Una noche fuimos al circo. Hacía frío y no había casi nadie; pero no por eso dejaba el payasito de estar en continuo movimiento para entretener al escaso público: daba saltos mortales, se agarraba al rabo de los caballos, andaba con las piernas en alto él solo, y cantaba, mostrando siempre sonriente su graciosa cara morena; su padre, vestido de rojo, con pantalones blancos, botas altas y la fusta en la mano, le miraba; pero estaba triste.

Mi padre sintió compasión de ellos y al día siguiente habló del asunto con el pintor Delis, que vino a casa. ¡Esa pobre gente se mata trabajando para ganar muy poco! El que da más lástima es el gracioso payasito. ¿Qué se podría hacer por ellos? El pintor tuvo una idea.

—Publica un buen artículo en el periódico —le dijo—, ya que sabes escribir; cuenta los prodigios del payasito y yo haré un esbozo de su retrato; todos leen el periódico y al menos una vez irá gente.
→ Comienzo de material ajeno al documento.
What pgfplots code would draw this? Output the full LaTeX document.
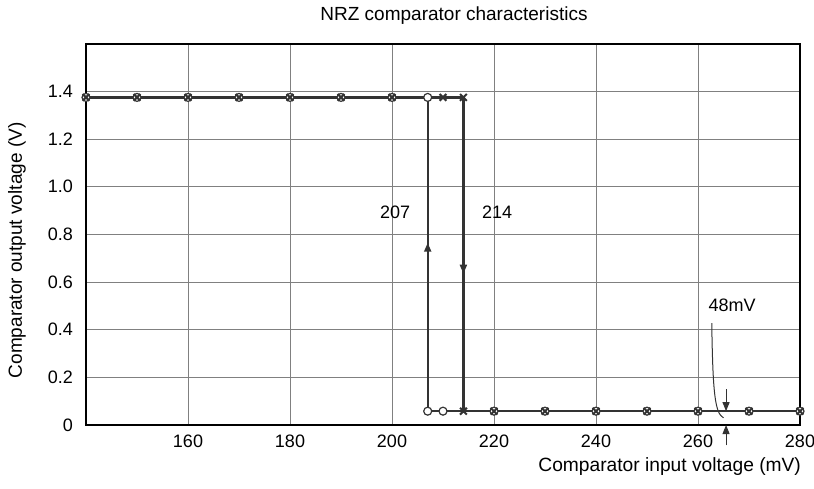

Así lo hicieron. Mi padre escribió un bonito artículo, lleno de gracia, que decía lo que nosotros veíamos desde las ventanas y ponía ganas de conocer y acariciar al pequeño artista, y el pintor trazó un bonito retrato artístico que fue publicado el sábado por la tarde. En la representación del domingo acudió una gran multitud al circo. Estaba anunciado: Gran función a beneficio del payasito como se le llamaba en el periódico. Mi padre me llevó a los asientos de la primera fila.

En la entrada habían fijado un ejemplar del periódico. No cabía un alfiler. Muchos de los espectadores llevaban en la mano el periódico, que enseñaban al payasito, el cual se reía y corría de un lado para otro sumamente satisfecho.

El circo se llenó por completo y faltaron localidades.

El dueño estaba que no cabía en sí de gozo. Hasta entonces ningún periódico se había ocupado de su espectáculo, y el éxito estaba a la vista. No hay que decir que la recaudación superó todas las previsiones.

Mi padre se sentó a mi lado. Entre los espectadores había gente conocida. Cerca de la entrada por donde aparecían los caballos se hallaba, de pie, nuestro maestro de gimnasia, que había militado a las órdenes de Garibaldi, y frente a nosotros, en la segunda fila vi al albañilito, con su carita redonda, sentado junto al gigante de su padre; en cuanto se cruzó con mi mirada, me hizo la mueca del hocico de liebre. Algo más allá vi a Garoffi, que contaba los espectadores y calculaba con los dedos lo que se habría recaudado. En las sillas de la primera fila, a cierta distancia de nosotros, estaba el pobre Robetti, el que salvó a un niño de ser atropellado por el ómnibus, teniendo las muletas entre las rodillas, junto a su padre, el capitán de Artillería, que tenía apoyada una mano sobre su hombro.